DATA LINES:
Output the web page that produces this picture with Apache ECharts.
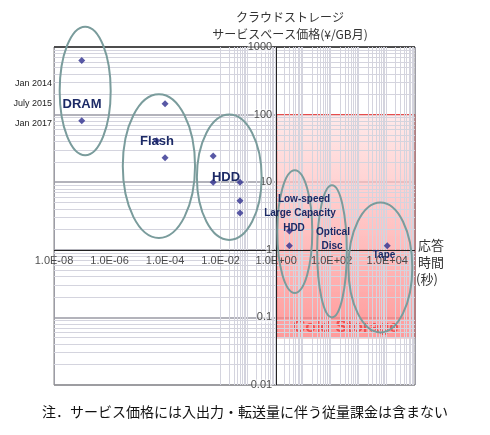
<!DOCTYPE html>
<html><head><meta charset="utf-8">
<script src="https://cdn.jsdelivr.net/npm/echarts@6/dist/echarts.min.js"></script>
<style>html,body{margin:0;padding:0;background:#fff}#c{width:490px;height:435px}</style>
</head><body><div id="c"></div>
<script>
const xTickExps = [-8, -6, -4, -2, 0, 2, 4];
const yTickExps = [-2, -1, 0, 1, 2, 3];
const yTickLabels = ['0.01', '0.1', '1', '10', '100', '1000'];
const dramPts = [[1e-7, 630], [1e-7, 81]];
const flashPts = [[1e-4, 145], [5e-5, 41], [1e-4, 23]];
const hddPts = [[5.4e-3, 24.5], [5.4e-3, 10], [0.05, 10], [0.05, 5.3], [0.05, 3.5]];
const lowSpeedPts = [[3, 1.9], [3, 1.15]];
const tapePts = [[1e4, 1.15]];
const groupEllipses = [
  {x0: 1.6e-8, x1: 1.1e-6, y0: 2000, y1: 25},
  {x0: 3e-6, x1: 1.2e-3, y0: 200, y1: 1.5},
  {x0: 1.4e-3, x1: 0.3, y0: 100, y1: 1.4},
  {x0: 1.1, x1: 20, y0: 15, y1: 0.23},
  {x0: 30, x1: 350, y0: 9, y1: 0.1},
  {x0: 400, x1: 80000, y0: 5, y1: 0.06}
];

const minorX = [], minorY = [];
for (let e = -8; e < 5; e++) for (let m = 2; m <= 9; m++) minorX.push({xAxis: m * Math.pow(10, e)});
for (let e = -2; e < 3; e++) for (let m = 2; m <= 9; m++) minorY.push({yAxis: m * Math.pow(10, e)});

const ch = echarts.init(document.getElementById('c'));
const allPts = dramPts.concat(flashPts, hddPts, lowSpeedPts, tapePts);
const navy = '#2e2e8f';
ch.setOption({
  animation: false,
  grid: {left: 54, right: 75, top: 47, bottom: 50},
  title: {text: 'クラウドストレージ\nサービスベース価格(¥/GB月)', left: 285, textAlign: 'center', top: 4,
    textStyle: {fontSize: 12, fontWeight: 'normal', color: '#333', lineHeight: 17, fontFamily: 'Noto Sans CJK JP'}},
  xAxis: {type: 'log', min: 1e-8, max: 1e5, logBase: 10,
    axisLine: {show: false}, axisTick: {show: false}, axisLabel: {show: false},
    splitLine: {show: true, lineStyle: {color: '#b0b0c4', width: 1}}},
  yAxis: {type: 'log', min: 0.01, max: 1000, logBase: 10,
    axisLine: {show: false}, axisTick: {show: false}, axisLabel: {show: false},
    splitLine: {show: true, lineStyle: {color: '#9a9aa4', width: 1.5}}},
  series: [
    {type: 'scatter', data: [], silent: true, z: 1,
      markLine: {silent: true, symbol: 'none', label: {show: false}, animation: false,
        lineStyle: {color: '#d4d4de', width: 1, type: 'solid'}, data: minorX.concat(minorY)}},
    {type: 'scatter', data: allPts, symbol: 'diamond', symbolSize: 7, itemStyle: {color: navy}, z: 5,
      markArea: {silent: true, itemStyle: {
          color: new echarts.graphic.LinearGradient(0, 0, 0, 1, [{offset: 0, color: 'rgba(255,225,225,0.7)'}, {offset: 1, color: 'rgba(255,120,120,0.75)'}]),
          borderColor: '#e84040', borderWidth: 1},
        label: {show: true, position: 'insideBottom', formatter: 'Cold Storage', color: '#f05050', fontSize: 17, fontWeight: 'bold', distance: 2, fontFamily: 'Liberation Sans'},
        data: [[{coord: [1.05, 100]}, {coord: [1e5, 0.05]}]]},
      markLine: {silent: true, symbol: 'none', label: {show: false}, lineStyle: {color: '#222', width: 1, type: 'solid'},
        data: [{xAxis: 1}, {yAxis: 1}]}},
    {type: 'scatter', symbolSize: 0, silent: true, z: 6,
      data: yTickExps.map((e, i) => ({value: [1, Math.pow(10, e)], label: {formatter: yTickLabels[i]}})),
      label: {show: true, position: 'left', distance: 4, color: '#222', fontSize: 11, fontFamily: 'Liberation Sans', backgroundColor: 'rgba(255,255,255,0.6)'}},
    {type: 'scatter', symbolSize: 0, silent: true, z: 6,
      data: xTickExps.map(e => [Math.pow(10, e), 1]),
      label: {show: true, position: 'bottom', distance: 6, color: '#222', fontSize: 11, fontFamily: 'Liberation Sans',
        formatter: p => { const e = Math.round(Math.log10(p.value[0])); return '1.0E' + (e < 0 ? '-' : '+') + String(Math.abs(e)).padStart(2, '0'); }}}
  ]
});

function drawOverlay() {
  const g = [];
  groupEllipses.forEach(el => {
    const a = ch.convertToPixel({gridIndex: 0}, [el.x0, el.y0]);
    const b = ch.convertToPixel({gridIndex: 0}, [el.x1, el.y1]);
    g.push({type: 'ellipse', shape: {cx: (a[0] + b[0]) / 2, cy: (a[1] + b[1]) / 2, rx: Math.abs(b[0] - a[0]) / 2, ry: Math.abs(b[1] - a[1]) / 2},
      style: {fill: 'none', stroke: '#7a9c9c', lineWidth: 2}, z: 10});
  });
  const txt = (x, y, t, o) => g.push(Object.assign({type: 'text', x, y, z: 20,
    style: Object.assign({text: t, fill: '#1c2a66', font: 'bold 13px Liberation Sans', textAlign: 'center', textVerticalAlign: 'middle'}, o || {})}));
  txt(82, 104, 'DRAM');
  txt(157, 141, 'Flash');
  txt(226, 177, 'HDD');
  txt(304, 199, 'Low-speed', {font: 'bold 10px Liberation Sans'});
  txt(300, 213, 'Large Capacity', {font: 'bold 10px Liberation Sans'});
  txt(294, 228, 'HDD', {font: 'bold 10px Liberation Sans'});
  txt(333, 232, 'Optical', {font: 'bold 10px Liberation Sans'});
  txt(332, 246, 'Disc', {font: 'bold 10px Liberation Sans'});
  txt(384, 255, 'Tape', {font: 'bold 10px Liberation Sans'});
  const sm = {font: '9px Liberation Sans', fill: '#222', textAlign: 'right'};
  txt(52, 84, 'Jan 2014', sm);
  txt(52, 104, 'July 2015', sm);
  txt(52, 124, 'Jan 2017', sm);
  txt(418, 245, '応答', {font: '13px Noto Sans CJK JP', fill: '#333', textAlign: 'left'});
  txt(418, 262, '時間', {font: '13px Noto Sans CJK JP', fill: '#333', textAlign: 'left'});
  txt(416, 279, '(秒)', {font: '13px Noto Sans CJK JP', fill: '#333', textAlign: 'left'});
  txt(245, 412, '注．サービス価格には入出力・転送量に伴う従量課金は含まない', {font: '14px Noto Sans CJK JP', fill: '#111'});
  g.push({type: 'rect', shape: {x: 54, y: 47, width: 361, height: 338}, style: {fill: 'none', stroke: '#888', lineWidth: 1}, z: 4});
  g.push({type: 'line', shape: {x1: 54, y1: 47, x2: 415, y2: 47}, style: {stroke: '#333', lineWidth: 1.5}, z: 4});
  ch.setOption({graphic: g});
}
drawOverlay();
</script></body></html>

OBJECTIVE:
Begin at the top of the material above and output each line exactly, stopping after the line that holds "for (let e = -2;". Leave out pictures.

SOLUTION TO THIS TASK:
Output the web page that produces this picture with Apache ECharts.
<!DOCTYPE html>
<html><head><meta charset="utf-8">
<script src="https://cdn.jsdelivr.net/npm/echarts@6/dist/echarts.min.js"></script>
<style>html,body{margin:0;padding:0;background:#fff}#c{width:490px;height:435px}</style>
</head><body><div id="c"></div>
<script>
const xTickExps = [-8, -6, -4, -2, 0, 2, 4];
const yTickExps = [-2, -1, 0, 1, 2, 3];
const yTickLabels = ['0.01', '0.1', '1', '10', '100', '1000'];
const dramPts = [[1e-7, 630], [1e-7, 81]];
const flashPts = [[1e-4, 145], [5e-5, 41], [1e-4, 23]];
const hddPts = [[5.4e-3, 24.5], [5.4e-3, 10], [0.05, 10], [0.05, 5.3], [0.05, 3.5]];
const lowSpeedPts = [[3, 1.9], [3, 1.15]];
const tapePts = [[1e4, 1.15]];
const groupEllipses = [
  {x0: 1.6e-8, x1: 1.1e-6, y0: 2000, y1: 25},
  {x0: 3e-6, x1: 1.2e-3, y0: 200, y1: 1.5},
  {x0: 1.4e-3, x1: 0.3, y0: 100, y1: 1.4},
  {x0: 1.1, x1: 20, y0: 15, y1: 0.23},
  {x0: 30, x1: 350, y0: 9, y1: 0.1},
  {x0: 400, x1: 80000, y0: 5, y1: 0.06}
];

const minorX = [], minorY = [];
for (let e = -8; e < 5; e++) for (let m = 2; m <= 9; m++) minorX.push({xAxis: m * Math.pow(10, e)});
for (let e = -2; e < 3; e++) for (let m = 2; m <= 9; m++) minorY.push({yAxis: m * Math.pow(10, e)});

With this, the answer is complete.